I have always loved all the irony around composer R. Alex Anderson’s “Malihini Mele.” The nonsense song – written mostly in the English language – co-opts Hawaiian language words and expressions to create a song that seemingly makes sense to any non-native speaker. The irony of course is that Anderson himself was a haole poking fun at haoles. This is one of the earliest recorded versions (the song was only copyrighted in 1934) dating to a May 1938 session in Los Angeles. Klein and Koki are the only session personnel identified. I love the way the song sneaks up on the listener – starting out as a whispered ballad (as if we’re learning a secret of all of this Hawaiian gibberish) and breaking out into a double-time swing chorus before slowing down to a bluesy ballad for the out chorus. Despite that Koki only gets an 8-bar break for a solo in the bridge of the uptempo middle section, I have always considered this one of the finest steel solos on record.

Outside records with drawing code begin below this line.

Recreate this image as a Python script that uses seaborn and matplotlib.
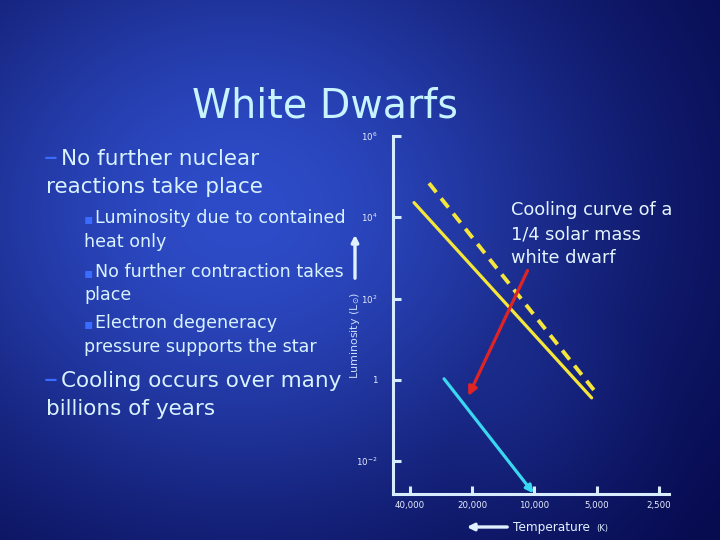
import numpy as np
import matplotlib
matplotlib.use("Agg")
import matplotlib.pyplot as plt
import seaborn as sns

sns.set_style("ticks")
plt.rcParams['font.family'] = ['DejaVu Sans']

# values
x_ticks = [40000, 20000, 10000, 5000, 2500]
x_tick_labels = ['40,000', '20,000', '10,000', '5,000', '2,500']
y_ticks = [1e-2, 1, 1e2, 1e4, 1e6]
y_tick_labels = [r'$10^{-2}$', '1', r'$10^{2}$', r'$10^{4}$', r'$10^{6}$']

solid_T = [38300, 5290]
solid_L = [2.3e4, 0.36]
dashed_T = [32400, 4890]
dashed_L = [6.9e4, 0.40]
red_T = [10800, 20900]
red_L = [490, 0.40]
cyan_T = [27400, 10100]
cyan_L = [1.06, 0.0016]

note_lines = ['Cooling curve of a', '1/4 solar mass', 'white dwarf']

W, H = 720, 540
def px(x, y):
    return x / W, 1 - y / H

fig = plt.figure(figsize=(7.2, 5.4), dpi=100)

#background gradient
bg = fig.add_axes([0, 0, 1, 1])
yy, xx = np.mgrid[0:H, 0:W]
g = np.exp(-((xx - 240) ** 2 / (2 * 270.0 ** 2) + (yy - 210) ** 2 / (2 * 230.0 ** 2)))
g2 = 0.55 * np.exp(-((xx - 470) ** 2 / (2 * 150.0 ** 2) + (yy - 330) ** 2 / (2 * 170.0 ** 2)))
g = np.clip(np.maximum(g, g2), 0, 1)
dark = np.array([0x04, 0x06, 0x46]) / 255
bright = np.array([0x2e, 0x4c, 0xc8]) / 255
img = dark + (bright - dark) * g[..., None]
bg.imshow(img, extent=[0, 1, 0, 1], aspect='auto')
bg.set_axis_off()

#chart
ax = fig.add_axes([393 / W, 1 - 494 / H, (669 - 393) / W, (494 - 136) / H])
ax.set_facecolor('none')
ax.set_xscale('log')
ax.set_yscale('log')

sns.lineplot(x=solid_T, y=solid_L, ax=ax, color='#f4e63a', lw=2.3, sort=False)
sns.lineplot(x=dashed_T, y=dashed_L, ax=ax, color='#f4e63a', lw=2.8, sort=False,
             linestyle=(0, (3, 2)))
ax.annotate('', xy=(red_T[1], red_L[1]), xytext=(red_T[0], red_L[0]),
            arrowprops=dict(arrowstyle='-|>', color='#e02424', lw=2.3,
                            mutation_scale=13, shrinkA=0, shrinkB=0))
ax.annotate('', xy=(cyan_T[1], cyan_L[1]), xytext=(cyan_T[0], cyan_L[0]),
            arrowprops=dict(arrowstyle='-|>', color='#3ad8f0', lw=2.3,
                            mutation_scale=11, shrinkA=0, shrinkB=0))

ax.set_xlim(48400, 2233)
ax.set_ylim(10 ** -2.81, 1e6)
ax.set_xticks(x_ticks)
ax.set_xticklabels(x_tick_labels)
ax.set_yticks(y_ticks)
ax.set_yticklabels(y_tick_labels)
ax.minorticks_off()

axis_col = '#d8ecff'
for s in ['top', 'right']:
    ax.spines[s].set_visible(False)
for s in ['left', 'bottom']:
    ax.spines[s].set_color(axis_col)
    ax.spines[s].set_linewidth(2.2)
ax.tick_params(axis='both', direction='in', length=6, width=2.2, color=axis_col,
               labelcolor='#e8eeff', labelsize=6.2)
ax.tick_params(axis='y', pad=11)
ax.tick_params(axis='x', pad=5)

for i, s in enumerate(note_lines):
    fig.text(*px(511, 215 + 24 * i), s, color='#e4f4ff', fontsize=12.8,
             va='baseline', ha='left')

#axis labels with arrows
fig.text(*px(355, 335), r'Luminosity (L$_{\odot}$)', rotation=90, color='#c8dcff',
         fontsize=8, ha='center', va='center')
fig.add_artist(matplotlib.patches.FancyArrowPatch(px(355, 281), px(355, 232),
               transform=fig.transFigure, arrowstyle='-|>', mutation_scale=10,
               color='#e0f0ff', lw=2.4))
fig.text(*px(513, 531), 'Temperature', color='#e0f0ff', fontsize=8.7,
         ha='left', va='baseline')
fig.text(*px(596, 531), '(K)', color='#e0f0ff', fontsize=6,
         ha='left', va='baseline')
fig.add_artist(matplotlib.patches.FancyArrowPatch(px(510, 527), px(464, 527),
               transform=fig.transFigure, arrowstyle='-|>', mutation_scale=10,
               color='#e0f0ff', lw=2.4))

#slide text
txt_col = '#d8f2ff'
fig.text(*px(325, 117), 'White Dwarfs', color='#c8f4ff', fontsize=28.5,
         ha='center', va='baseline')

dash_col = '#3a6cff'
body = [
    (1, 165, 'No further nuclear'),
    (0, 193, 'reactions take place'),
    (2, 223, 'Luminosity due to contained'),
    (0, 247, 'heat only'),
    (2, 277, 'No further contraction takes'),
    (0, 300, 'place'),
    (2, 328, 'Electron degeneracy'),
    (0, 352, 'pressure supports the star'),
    (1, 387, 'Cooling occurs over many'),
    (0, 415, 'billions of years'),
]
level = 1
for kind, y, s in body:
    if kind == 1:
        level = 1
        fig.text(*px(44, y + 1), '\u2013', color=dash_col, fontsize=20, va='baseline')
        fig.text(*px(61, y), s, color=txt_col, fontsize=15.5, va='baseline')
    elif kind == 2:
        level = 2
        fig.text(*px(84, y), '\u25aa', color=dash_col, fontsize=10, va='baseline')
        fig.text(*px(95, y), s, color=txt_col, fontsize=12.6, va='baseline')
    else:
        if level == 1:
            fig.text(*px(46, y), s, color=txt_col, fontsize=15.5, va='baseline')
        else:
            fig.text(*px(84, y), s, color=txt_col, fontsize=12.6, va='baseline')

fig.savefig('out.png', dpi=100)
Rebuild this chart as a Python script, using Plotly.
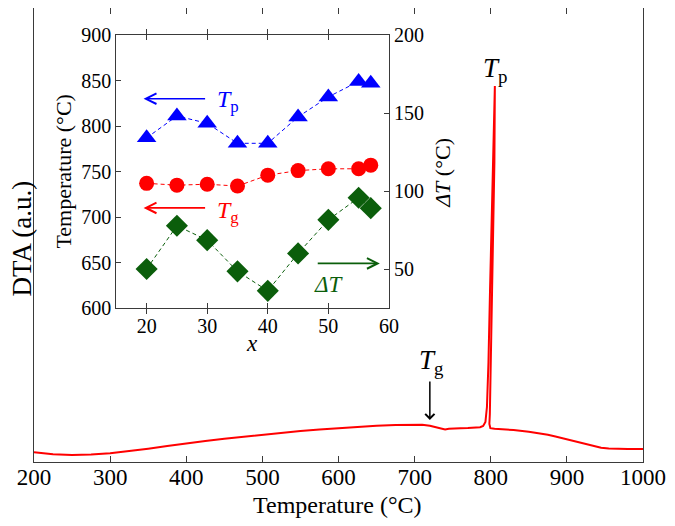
import plotly.graph_objects as go

# ---- main DTA curve (temperature in °C, DTA in arbitrary units) ----
dta_temp = [200, 210, 225, 250, 275, 300, 325, 350, 375, 400, 425, 450, 475, 500,
            525, 550, 575, 600, 625, 650, 675, 700, 710, 720, 730, 736, 740, 745,
            750, 760, 770, 780, 786, 790, 793, 795, 797, 799, 801, 803, 804.3, 805.4,
            804.8, 803.2, 801.5, 800, 798.8, 798.2, 799.5, 805, 815, 830, 850, 865,
            875, 885, 895, 905, 915, 925, 935, 945, 955, 965, 980, 1000]
dta_signal = [9.7, 8.8, 7.8, 7.0, 7.4, 8.7, 10.8, 13.3, 16.0, 18.7, 21.0, 23.3, 25.4, 27.3,
              29.2, 31.0, 32.6, 34.0, 35.2, 36.2, 37.0, 37.6, 37.3, 36.2, 34.5, 33.0, 32.6, 33.3,
              33.6, 33.8, 34.0, 34.2, 34.8, 36.0, 40.0, 55.0, 100.0, 170.0, 240.0, 310.0, 360.0, 376.0,
              300.0, 220.0, 140.0, 80.0, 48.0, 38.0, 33.8, 33.2, 32.8, 32.0, 30.2, 28.8,
              27.2, 25.5, 23.7, 21.5, 19.6, 17.6, 15.8, 14.3, 13.5, 13.2, 13.0, 13.0]

# ---- inset data ----
x_comp = [20, 25, 30, 35, 40, 45, 50, 55, 57]
Tp = [787, 811, 803, 781, 781, 810, 832, 849, 847]
Tg = [737, 735, 736, 734, 746, 751, 753, 753, 757]
dT = [50, 77.7, 68.5, 48.5, 36, 60, 81.5, 95.7, 89]

main_ticks = [200, 300, 400, 500, 600, 700, 800, 900, 1000]
inset_xticks = [20, 30, 40, 50, 60]
inset_yticks = [600, 650, 700, 750, 800, 850, 900]
inset_y2ticks = [50, 100, 150, 200]

FONT = "Liberation Serif"
AX = "#3a3a3a"
RED = "#ff0000"
BLUE = "#0000ff"
GREEN = "#0b5e0b"

fig = go.Figure()

fig.add_trace(go.Scatter(x=dta_temp, y=dta_signal, mode="lines",
                         line=dict(color=RED, width=2), showlegend=False,
                         xaxis="x", yaxis="y"))

fig.add_trace(go.Scatter(x=x_comp, y=Tp, mode="lines+markers",
                         line=dict(color=BLUE, width=1, dash="4px,3px"),
                         marker=dict(symbol="triangle-up", size=17, color=BLUE),
                         showlegend=False, xaxis="x2", yaxis="y2"))
fig.add_trace(go.Scatter(x=x_comp, y=Tg, mode="lines+markers",
                         line=dict(color=RED, width=1, dash="4px,3px"),
                         marker=dict(symbol="circle", size=15, color=RED),
                         showlegend=False, xaxis="x2", yaxis="y2"))
fig.add_trace(go.Scatter(x=x_comp, y=dT, mode="lines+markers",
                         line=dict(color=GREEN, width=1, dash="4px,3px"),
                         marker=dict(symbol="diamond", size=17, color=GREEN),
                         showlegend=False, xaxis="x2", yaxis="y3"))

ax_common = dict(showline=True, linecolor=AX, linewidth=1.3, showgrid=False,
                 zeroline=False, ticks="inside", tickcolor=AX, tickwidth=1.2,
                 automargin=False)

fig.update_layout(
    template="none",
    width=667, height=518,
    margin=dict(l=25.5, r=31.5, t=0, b=64, autoexpand=False),
    paper_bgcolor="white", plot_bgcolor="white",
    font=dict(family=FONT, color="black"),
    showlegend=False,
    xaxis=dict(**ax_common, range=[200, 1000], tickvals=main_ticks, ticklen=6,
               mirror="allticks", tickfont=dict(family=FONT, size=23),
               ticklabelstandoff=-6),
    yaxis=dict(showline=True, linecolor=AX, linewidth=1.3, mirror=True,
               showgrid=False, zeroline=False, showticklabels=False, ticks="",
               automargin=False, range=[0, 454]),
    xaxis2=dict(**ax_common, domain=[0.1352, 0.5828], anchor="y2", range=[15, 60],
                tickvals=inset_xticks, ticklen=5, mirror="allticks",
                tickfont=dict(family=FONT, size=20)),
    yaxis2=dict(**ax_common, domain=[0.3392, 0.9405], anchor="x2", range=[600, 900],
                tickvals=inset_yticks, ticklen=5, tickfont=dict(family=FONT, size=20)),
    yaxis3=dict(**ax_common, overlaying="y2", side="right", anchor="x2",
                range=[25, 200], tickvals=inset_y2ticks, ticklen=5,
                tickfont=dict(family=FONT, size=20)),
)

ann = []
# main axis titles
ann.append(dict(xref="paper", yref="paper", x=0.499, y=-0.0947, text="Temperature (°C)",
                showarrow=False, font=dict(size=24), xanchor="center", yanchor="middle"))
ann.append(dict(xref="paper", yref="paper", x=-0.019, y=0.4934, text="DTA (a.u.)",
                showarrow=False, font=dict(size=27), textangle=-90,
                xanchor="center", yanchor="middle"))
# main Tg arrow and labels
ann.append(dict(xref="x", yref="y", axref="x", ayref="y", x=720, y=42, ax=720, ay=82,
                text="", showarrow=True, arrowhead=4, arrowsize=1.2, arrowwidth=1.5,
                arrowcolor="black"))
ann.append(dict(xref="x", yref="y", x=722, y=100, text="<i>T</i><sub>g</sub>",
                showarrow=False, font=dict(size=27), xanchor="center", yanchor="middle"))
ann.append(dict(xref="x", yref="y", x=806, y=392, text="<i>T</i><sub>p</sub>",
                showarrow=False, font=dict(size=27), xanchor="center", yanchor="middle"))
# inset axis titles
ann.append(dict(xref="paper", yref="paper", x=0.0490, y=0.6394, text="Temperature (°C)",
                showarrow=False, font=dict(size=22), textangle=-90,
                xanchor="center", yanchor="middle"))
ann.append(dict(xref="paper", yref="paper", x=0.6713, y=0.6366, text="<i>ΔT</i> (°C)",
                showarrow=False, font=dict(size=22), textangle=-90,
                xanchor="center", yanchor="middle"))
ann.append(dict(xref="paper", yref="paper", x=0.3582, y=0.2621, text="<i>x</i>",
                showarrow=False, font=dict(size=23), xanchor="center", yanchor="middle"))
# inset arrows and labels
ann.append(dict(xref="x2", yref="y2", axref="x2", ayref="y2", x=19.5, y=830, ax=29.9, ay=830,
                text="", showarrow=True, arrowhead=5, arrowsize=1.3, arrowwidth=1.6,
                arrowcolor=BLUE))
ann.append(dict(xref="x2", yref="y2", x=33.4, y=828, text="<i>T</i><sub>p</sub>",
                showarrow=False, font=dict(size=24, color=BLUE), xanchor="center",
                yanchor="middle"))
ann.append(dict(xref="x2", yref="y2", axref="x2", ayref="y2", x=19.5, y=710, ax=29.9, ay=710,
                text="", showarrow=True, arrowhead=5, arrowsize=1.3, arrowwidth=1.6,
                arrowcolor=RED))
ann.append(dict(xref="x2", yref="y2", x=33.4, y=706, text="<i>T</i><sub>g</sub>",
                showarrow=False, font=dict(size=24, color=RED), xanchor="center",
                yanchor="middle"))
ann.append(dict(xref="x2", yref="y2", axref="x2", ayref="y2", x=58.5, y=649, ax=48.0, ay=649,
                text="", showarrow=True, arrowhead=5, arrowsize=1.3, arrowwidth=1.6,
                arrowcolor=GREEN))
ann.append(dict(xref="x2", yref="y2", x=50.1, y=626, text="<i>ΔT</i>",
                showarrow=False, font=dict(size=23, color=GREEN), xanchor="center",
                yanchor="middle"))
fig.update_layout(annotations=ann)

fig.write_html("out.html")
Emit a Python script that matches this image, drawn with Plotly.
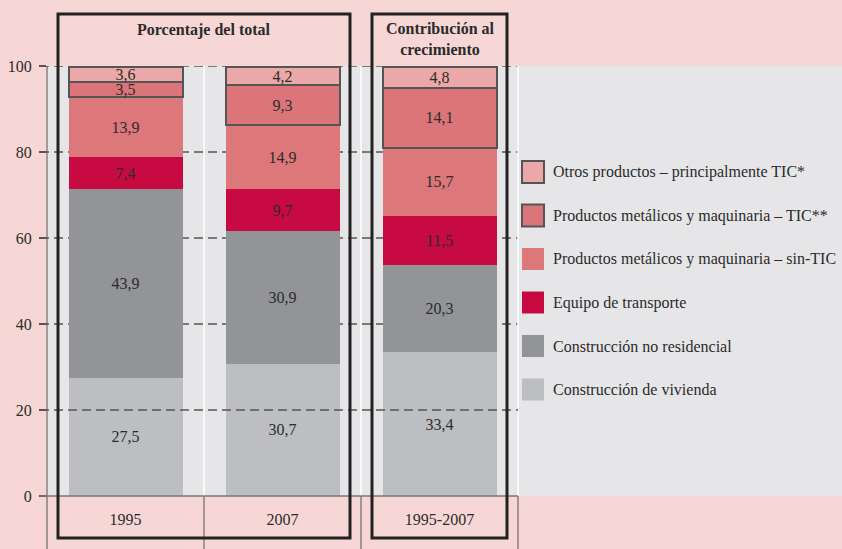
import plotly.graph_objects as go

# Datos (porcentajes)
categorias = ["1995", "2007", "1995-2007"]
series = [
    "Construcción de vivienda",
    "Construcción no residencial",
    "Equipo de transporte",
    "Productos metálicos y maquinaria – sin-TIC",
    "Productos metálicos y maquinaria – TIC**",
    "Otros productos – principalmente TIC*",
]
vivienda = [27.5, 30.7, 33.4]
no_residencial = [43.9, 30.9, 20.3]
transporte = [7.4, 9.7, 11.5]
metal_sin_tic = [13.9, 14.9, 15.7]
metal_tic = [3.5, 9.3, 14.1]
otros_tic = [3.6, 4.2, 4.8]
valores = [vivienda, no_residencial, transporte, metal_sin_tic, metal_tic, otros_tic]

colores = ["#bdbec2", "#939498", "#c80a43", "#dc777a", "#dc7579", "#eba8a8"]
con_borde = [False, False, False, False, True, True]

yticks = [0, 20, 40, 60, 80, 100]

# geometria
W, H = 842, 549
L, T, B = 47, 66, 53
plot_w = W - L
plot_h = H - T - B
CAT_W = 157
FONT = "Liberation Serif"
TXT = "#2b2b2b"
PINK = "#f7d7d6"
GRAY = "#e6e6e8"


def px(x):
    return (x - L) / plot_w


def py(y):
    return (H - B - y) / plot_h


fig = go.Figure()
for nombre, vals, col, borde in zip(series, valores, colores, con_borde):
    fig.add_trace(go.Bar(
        x=categorias, y=vals, name=nombre,
        marker=dict(color=col, line=dict(color="#555555", width=2 if borde else 0)),
        width=114 / CAT_W,
        texttemplate="%{y:.1f}", textposition="inside", insidetextanchor="middle",
        textangle=0, constraintext="none",
        textfont=dict(family=FONT, size=16, color=TXT),
        showlegend=False, hoverinfo="skip",
    ))

shapes = []
# lineas de cuadricula discontinuas
for v in yticks[1:]:
    shapes.append(dict(type="line", xref="paper", yref="y", x0=px(40), x1=px(518), y0=v, y1=v,
                       line=dict(color="#555555", width=1.5, dash="9px,5px"),
                       layer="above" if v == 20 else "below"))
# separadores blancos dentro del area
for i in range(1, 4):
    xs = L + CAT_W * i
    shapes.append(dict(type="line", xref="paper", yref="paper", x0=px(xs), x1=px(xs), y0=0, y1=1,
                       line=dict(color="white", width=1.5), layer="below"))
# separadores oscuros bajo el eje
for i in range(0, 4):
    xs = L + CAT_W * i
    shapes.append(dict(type="line", xref="paper", yref="paper", x0=px(xs), x1=px(xs),
                       y0=py(H), y1=0 if i else 1,
                       line=dict(color="#555555", width=1)))
# eje x
shapes.append(dict(type="line", xref="paper", yref="paper", x0=px(40), x1=px(518), y0=0, y1=0,
                   line=dict(color="#777777", width=1.5)))
# recuadros negros
for x0, x1 in [(58, 350), (372, 507)]:
    shapes.append(dict(type="rect", xref="paper", yref="paper", x0=px(x0), x1=px(x1),
                       y0=py(538), y1=py(14), line=dict(color="#222222", width=3)))

annotations = [
    dict(text="<b>Porcentaje del total</b>", x=px(204), y=py(30), xref="paper", yref="paper",
         xanchor="center", yanchor="middle",
         showarrow=False, font=dict(family=FONT, size=16, color=TXT)),
    dict(text="<b>Contribución al<br>crecimiento</b>", x=px(440), y=py(39), xref="paper", yref="paper",
         xanchor="center", yanchor="middle",
         showarrow=False, font=dict(family=FONT, size=16, color=TXT)),
]

# leyenda manual (de arriba abajo)
for k, idx in enumerate(range(len(series) - 1, -1, -1)):
    yc = 172 + 43.5 * k
    shapes.append(dict(type="rect", xref="paper", yref="paper", x0=px(522), x1=px(544),
                       y0=py(yc + 11), y1=py(yc - 11), fillcolor=colores[idx],
                       line=dict(color="#555555", width=2 if con_borde[idx] else 0)))
    annotations.append(dict(text=series[idx], x=px(551), y=py(yc), xref="paper", yref="paper",
                            xanchor="left", yanchor="middle", showarrow=False,
                            font=dict(family=FONT, size=16, color=TXT)))

fig.update_layout(
    width=W, height=H, barmode="stack", separators=",.",
    margin=dict(l=L, r=0, t=T, b=B, pad=0),
    paper_bgcolor=PINK, plot_bgcolor=GRAY,
    shapes=shapes, annotations=annotations,
    xaxis=dict(type="category", range=[-0.5, -0.5 + plot_w / CAT_W], showgrid=False,
               zeroline=False, showline=False, ticks="", ticklabelstandoff=12,
               tickfont=dict(family=FONT, size=16, color=TXT), fixedrange=True),
    yaxis=dict(range=[0, 100], tickvals=yticks, showgrid=False, zeroline=False, showline=False,
               ticks="outside", ticklen=7, tickwidth=1.5, tickcolor="#555555",
               ticklabelstandoff=4,
               tickfont=dict(family=FONT, size=16, color=TXT), fixedrange=True),
)

fig.write_html("out.html", config={"displayModeBar": False},
               post_script="document.body.style.margin='0';document.body.style.overflow='hidden';")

From the same May 1938 session that gave us “Malihini Mele” comes “Moonlight In Waikiki” with a very straight-forward, very traditionally Hawaiian-style steel guitar solo by Koki.
The closing tune features a vocalist who – we can be relatively certain by his tone and phrasing – is not a Hawaiian. The mystery vocalist is none other than Tony Martin who would not yet be a household name until signing with first 20th Century-Fox and later Metro-Goldwyn-Mayer for a series of well received musical movies from the late 1930s through the 1940s. (He was also married to popular actress/dancer Cyd Charisse.) Here Tony sings the Alice Johnson composition “Aloha Ia No O Maui” – redubbed the “Island of Maui Hula” for this mainland U.S. release. Despite never having sung the language before, Martin’s attempt is admirable – clearly having been coached by Koki, the only Hawaiian on the session. The song nearly passed as “Hawaiian” until Martin scats behind the vocal trio on the repeat of the chorus. The tune was recorded in a session for Conqueror Records on June 5, 1938.
Sam Koki’s last documented session with McIntire – and his last in New York City for a while – would be on June 30, 1942. At least one source says that Koki was with McIntire at the Hawaiian Room for two years, and the dates of the first and last recording sessions would serve to corroborate that. But there are no new recordings by the McIntire orchestra for another two years – a mystery for another time. Also for another time is the rest of the Sam Koki story as he went on to have a prosperous career in Hawaiian music for nearly another 30 years, mostly on the West Coast. Ho`olohe Hou will revisit the life and music of the enigmatic Koki when we celebrate his birthday next July.